It was late May. We had scheduled the shoot for our engagement photos at Cascade Springs, the place I had completely failed to propose to Mandie. There had already been some hangups, and I wanted to make sure things were going to go well, so we began a trip to the springs via Provo -> Sundance -> Alpine-loop Rd. After driving a few hours to get into the mountains, I was looking forward to stretching my legs, so I thought that maybe we would just pull over once we paid the fee to access the canyon, and then continue on.
As we pulled up to the tollbooth, a very polite ranger inquired as to where we were going. I told her that we were just headed up to the springs, and I began to pass her my card (for the canyon access fee.) She looked somewhat surprised, and informed us that the canyon was still closed for the winter. The very late snows this year had delayed the start of a few road repair projects. The canyon would be open around mid June, two weeks after the photo shoot.
Fortunately, this is why we do things like this, because I expect things to go wrong, I just never know when. This time, we (I) had not really thought out a backup plan, so I was working more off of a set of objectives, potentials, and abilities. That and luck. It was time for plan B, and so as soon as we got home, I made a note to make some calls. It was late and I was ready for bed. (I did stay up late enough to email our photographer and let him know that shooting at the springs was not going to work.) With our venue rental, we were allowed to do engagement photos there without paying an additional fee. So I called up and got permission to do a photo shoot up there.
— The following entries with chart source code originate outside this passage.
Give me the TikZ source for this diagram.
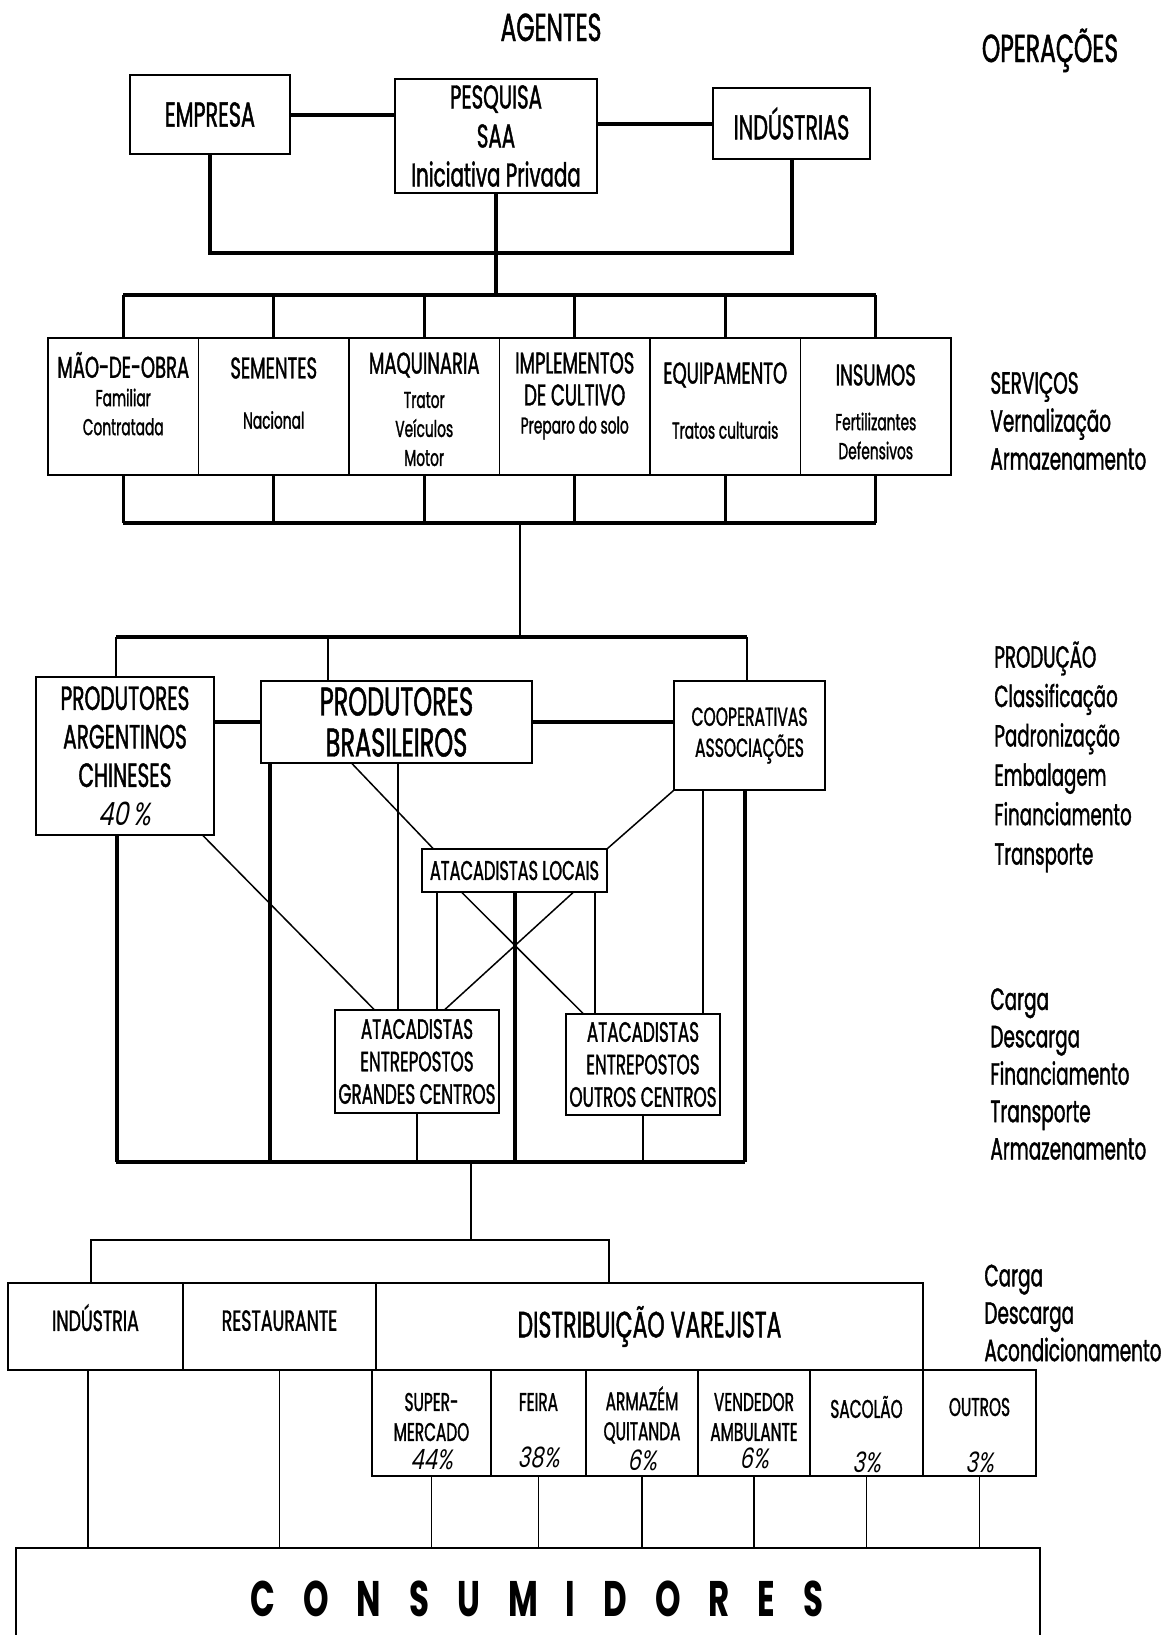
\documentclass[tikz,border=0pt]{standalone}
\usepackage{fontspec}
\setmainfont{Poppins}[FakeStretch=0.6,FakeBold=1.2]
\newfontfamily\pctfont{Poppins}[FakeStretch=0.75,FakeSlant=0.2]
\newfontfamily\consfont{Poppins}[FakeStretch=0.65]

\newcommand\fCab{\fontsize{19.5}{21}\selectfont}
\newcommand\fTit{\fontsize{17.3}{19.5}\selectfont}
\newcommand\fPes{\fontsize{16.5}{19.5}\selectfont}
\newcommand\fSec{\fontsize{15}{16}\selectfont}
\newcommand\fSub{\fontsize{11.5}{14.5}\selectfont}
\newcommand\fProd{\fontsize{16.8}{19.25}\selectfont}
\newcommand\fBras{\fontsize{20}{20.5}\selectfont}
\newcommand\fAtac{\fontsize{14}{16.25}\selectfont}
\newcommand\fLoc{\fontsize{13.5}{16}\selectfont}
\newcommand\fCoop{\fontsize{13}{15.5}\selectfont}
\newcommand\fVar{\fontsize{12.8}{15}\selectfont}
\newcommand\fDist{\fontsize{18.3}{20}\selectfont}
\newcommand\fInd{\fontsize{14.5}{16}\selectfont}
\newcommand\esp{\hspace{14pt}}

\tikzset{
  caixa/.style={draw,line width=0.6pt,inner sep=0pt,align=center},
  tam/.style 2 args={minimum width=#1*0.5pt,minimum height=#2*0.5pt},
  rot/.style={inner sep=0pt,align=center},
  lado/.style={inner sep=0pt,align=left,anchor=west},
  pct/.style={inner sep=0pt,font=\pctfont\fontsize{14}{14}\selectfont},
  grosso/.style={line width=2pt},
  medio/.style={line width=1.3pt},
  fino/.style={line width=0.75pt},
}

\begin{document}
\begin{tikzpicture}[x=0.5pt,y=-0.5pt]
        \fill[white] (0,0) rectangle (1167,1635);
        \useasboundingbox (0,0) rectangle (1167,1635);

        %------------------
        % titulos
        %------------------
        \node[rot,anchor=base,font=\fCab] (agentes) at (551,41) {AGENTES};
        \node[rot,anchor=base,font=\fCab] (operacoes) at (1050,62) {OPERAÇÕES};

        %------------------
        % agentes
        %------------------
        \node[caixa,tam={160}{79},font=\fTit] (emp) at (210,114.5) {EMPRESA};
        \node[caixa,tam={202}{114},font=\fPes] (pes) at (496,136) {PESQUISA\\SAA\\Iniciativa Privada};
        \node[caixa,tam={157}{71},font=\fTit] (ind) at (791.5,123.5) {INDÚSTRIAS};

        \coordinate (b1) at (496,253);
        \coordinate (b2) at (496,295);
        \draw[grosso] (emp.east) -- (emp.east -| pes.west);
        \draw[grosso] (pes.east |- ind.west) -- (ind.west);
        \draw[grosso] (emp.south) |- (b1) -| (ind.south);
        \draw[grosso] (pes.south) -- (b2);

        %------------------
        % servicos
        %------------------
        \foreach \i in {1,...,6}
          \node[caixa,tam={150.5}{137}] (s\i) at ({123.25+150.5*(\i-1)},406.5) {};

        \node[rot,font=\fSec] (s1a) at (s1 |- 0,365) {MÃO-DE-OBRA};
        \node[rot,font=\fSub] (s1b) at (s1 |- 0,412) {Familiar\\Contratada};
        \node[rot,font=\fSec] (s2a) at (s2 |- 0,368) {SEMENTES};
        \node[rot,font=\fSub] (s2b) at (s2 |- 0,420) {Nacional};
        \node[rot,font=\fSec] (s3a) at (s3 |- 0,365) {MAQUINARIA};
        \node[rot,font=\fSub] (s3b) at (s3 |- 0,429) {Trator\\Veículos\\Motor};
        \node[rot,font=\fSec] (s4a) at (s4 |- 0,379) {IMPLEMENTOS\\DE CULTIVO};
        \node[rot,font=\fSub] (s4b) at (s4 |- 0,428) {Preparo do solo};
        \node[rot,font=\fSec] (s5a) at (s5 |- 0,375) {EQUIPAMENTO};
        \node[rot,font=\fSub] (s5b) at (s5 |- 0,430) {Tratos culturais};
        \node[rot,font=\fSec] (s6a) at (s6 |- 0,375) {INSUMOS};
        \node[rot,font=\fSub] (s6b) at (s6 |- 0,436) {Fertilizantes\\Defensivos};

        \coordinate (b3) at (520,523);
        \coordinate (b4) at (520,637);
        \draw[grosso] (s1.north |- b2) -- (s6.north |- b2);
        \draw[grosso] (s1.south |- b3) -- (s6.south |- b3);
        \foreach \i in {1,...,6} {
          \draw[medio] (s\i.north |- b2) -- (s\i.north);
          \draw[medio] (s\i.south) -- (s\i.south |- b3);
        }
        \draw[medio] (b3) -- (b4);

        %------------------
        % producao
        %------------------
        \node[caixa,tam={178}{158},font=\fProd] (arg) at (125,756)
          {PRODUTORES\\ARGENTINOS\\CHINESES\\{\pctfont\fontsize{16}{19.25}\selectfont 40\hspace{2pt}\%}};
        \node[caixa,tam={271}{82},font=\fBras] (bra) at (396.5,722) {PRODUTORES\\BRASILEIROS};
        \node[caixa,tam={151}{109},font=\fCoop] (coop) at (749.5,735.5) {COOPERATIVAS\\ASSOCIAÇÕES};
        \node[caixa,tam={185}{43},font=\fLoc] (loc) at (514.5,870.5) {ATACADISTAS LOCAIS};
        \node[caixa,tam={164}{103},font=\fAtac] (gra) at (417,1061.5) {ATACADISTAS\\ENTREPOSTOS\\GRANDES CENTROS};
        \node[caixa,tam={154}{101},font=\fAtac] (out) at (643,1064.5) {ATACADISTAS\\ENTREPOSTOS\\OUTROS CENTROS};

        \draw[grosso] (b4 -| 116,0) -- (b4 -| 747,0);
        \draw[medio] (b4 -| 116,0) -- (arg.north -| 116,0);
        \draw[medio] (b4 -| 328,0) -- (bra.north -| 328,0);
        \draw[medio] (b4 -| 747,0) -- (coop.north -| 747,0);
        \draw[grosso] (bra.west -| arg.east) -- (bra.west);
        \draw[grosso] (bra.east) -- (bra.east -| coop.west);

        % ligacoes finas
        \draw[fino] (bra.south -| 352,0) -- (loc.north -| 433,0);
        \draw[fino] (coop.south west) -- (loc.north east);
        \draw[fino] (arg.south -| 203,0) -- (gra.north -| 374,0);
        \draw[fino] (bra.south -| 398,0) -- (gra.north -| 398,0);
        \draw[fino] (loc.south -| 437,0) -- (gra.north -| 437,0);
        \draw[fino] (loc.south -| 462,0) -- (out.north -| 583,0);
        \draw[fino] (loc.south -| 573,0) -- (gra.north -| 445,0);
        \draw[fino] (loc.south -| 595,0) -- (out.north -| 595,0);
        \draw[fino] (coop.south -| 703,0) -- (out.north -| 703,0);

        % barra de baixo
        \coordinate (b5) at (471,1162);
        \draw[grosso] (b5 -| 116,0) -- (b5 -| 745,0);
        \draw[grosso] (arg.south -| 117,0) -- (b5 -| 117,0);
        \draw[grosso] (bra.south -| 270,0) -- (b5 -| 270,0);
        \draw[grosso] (loc.south) -- (loc.south |- b5);
        \draw[grosso] (coop.south -| 745,0) -- (b5 -| 745,0);
        \draw[medio] (gra.south) -- (gra.south |- b5);
        \draw[medio] (out.south) -- (out.south |- b5);

        %------------------
        % distribuicao
        %------------------
        \node[caixa,tam={175}{87},font=\fInd,text depth=9pt] (indu) at (95.5,1326.5) {INDÚSTRIA};
        \node[caixa,tam={193}{87},font=\fInd,text depth=6pt] (rest) at (279.5,1326.5) {RESTAURANTE};
        \node[caixa,tam={547}{87},font=\fDist] (dist) at (649.5,1326.5) {DISTRIBUIÇÃO VAREJISTA};

        \foreach \i/\cx/\w in {1/431.5/119,2/538.5/95,3/642/112,4/754/112,5/866.5/113,6/979.5/113}
          \node[caixa,tam={\w}{106}] (v\i) at (\cx,1423) {};

        \node[rot,font=\fVar] (v1a) at (v1 |- 0,1417) {SUPER-\\MERCADO};
        \node[pct] (v1b) at (v1 |- 0,1460) {44\%};
        \node[rot,font=\fVar] (v2a) at (v2 |- 0,1402) {FEIRA};
        \node[pct] (v2b) at (v2 |- 0,1457) {38\%};
        \node[rot,font=\fVar] (v3a) at (v3 |- 0,1415) {ARMAZÉM\\QUITANDA};
        \node[pct] (v3b) at (v3 |- 0,1460) {6\%};
        \node[rot,font=\fVar] (v4a) at (v4 |- 0,1417) {VENDEDOR\\AMBULANTE};
        \node[pct] (v4b) at (v4 |- 0,1458) {6\%};
        \node[rot,font=\fVar] (v5a) at (v5 |- 0,1407) {SACOLÃO};
        \node[pct] (v5b) at (v5 |- 0,1462) {3\%};
        \node[rot,font=\fVar] (v6a) at (v6 |- 0,1407) {OUTROS};
        \node[pct] (v6b) at (v6 |- 0,1462) {3\%};

        \node[caixa,tam={1024}{97}] (cons) at (528,1596.5) {};
        \node[rot,font=\consfont\bfseries\fontsize{25}{28}\selectfont] (consT) at (537,1599)
          {C\esp O\esp N\esp S\esp U\esp M\esp I\esp D\esp O\esp R\esp E\esp S};

        \coordinate (b6) at (471,1240);
        \draw[fino] (b5) -- (b6);
        \draw[fino] (indu.north -| 91,0) |- (b6) -| (dist.north -| 609,0);
        \draw[fino] (indu.south -| 88,0) -- (cons.north -| 88,0);
        \draw[fino] (rest.south) -- (rest.south |- cons.north);
        \foreach \i in {1,...,6}
          \draw[fino] (v\i.south) -- (v\i.south |- cons.north);

        %------------------
        % operacoes
        %------------------
        \node[lado,font=\fontsize{15.4}{19}\selectfont] (op1) at (990,421)
          {SERVIÇOS\\Vernalização\\Armazenamento};
        \node[lado,font=\fontsize{15.2}{19.7}\selectfont] (op2) at (994,757)
          {PRODUÇÃO\\Classificação\\Padronização\\Embalagem\\Financiamento\\Transporte};
        \node[lado,font=\fontsize{15.4}{18.7}\selectfont] (op3) at (990,1074)
          {Carga\\Descarga\\Financiamento\\Transporte\\Armazenamento};
        \node[lado,font=\fontsize{15.4}{18.7}\selectfont] (op4) at (984,1313)
          {Carga\\Descarga\\Acondicionamento};
      \end{tikzpicture}
\end{document}
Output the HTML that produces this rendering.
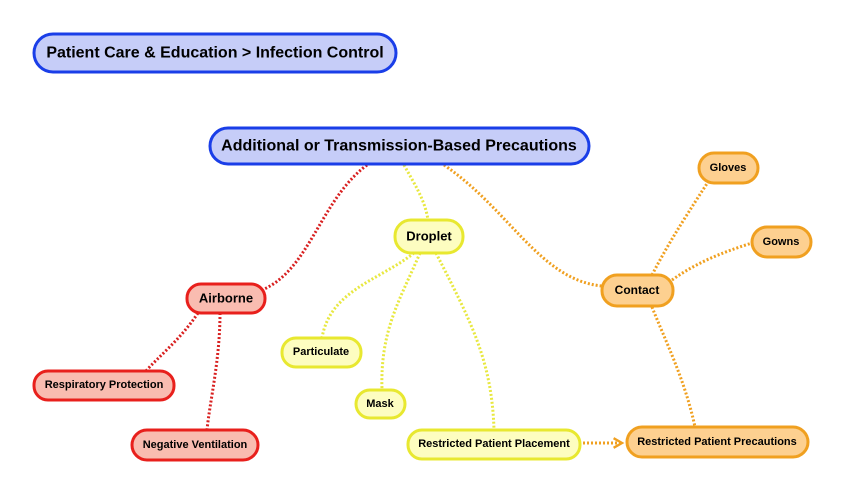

The day of the shoot, our photographer called. Rain was in the forecast, and he wanted to know if we wanted to reschedule, relocate, or both. Given that he lived out of town, the rescheduling proposed was just shooting earlier in the day, which would have meant less good lighting and leaving a family function early. I like my family, and it was only a 30% chance of showers, and I couldn't see a single cloud on the horizon... "We should be fine," I said, "it isn't supposed to even start until 10:00." I said.
"But," I also said, "just in case, do you want to start at around 5:00 instead of 6:00." He thought about it, "We should be fine," he said...
He arrived at the gardens around 5:30, sun still bright, clouds way off in the distance. We wandered the gardens, locating scenery we liked. At 6:00, just a tiny bit before the golden hour, his intern showed up with the rest of his equipment, and we were ready to begin. We went to meet her, just as she came to meet us, and we all missed each other in the middle (seriously, it is easy to get lost at Red Butte). In the intervening half hour, miscommunication and lack of sight lines made sure we all got our steps in for the day, and ushered in a wall continuously darkening and ominous clouds. But eventually, we all met back up at the Orangerie.
We set off, heading first to the Oak Tunnel (because that was one feature Mandie really wanted in our photos, and we weren't sure how long the weather would hold.) Unfortunately, the Oak Tunnel is just about as far away from the main building as any place in the garden, and the clouds were moving slightly faster than we were walking. It was raining as we began.
In fact, it was raining off and on throughout the entire shoot, and the light was fighting us the whole way. But, that is why you pay good money for a good photographer. He used every trick in the book, and got some great photos. And at the end of the day, in spite of it all, we had a great time, and felt good about the whole event.
A couple weeks later, our photographer let us know that the memory card had been corrupted, and all but 26 of our photos were lost.
We rescheduled again, this time the lighting was fantastic.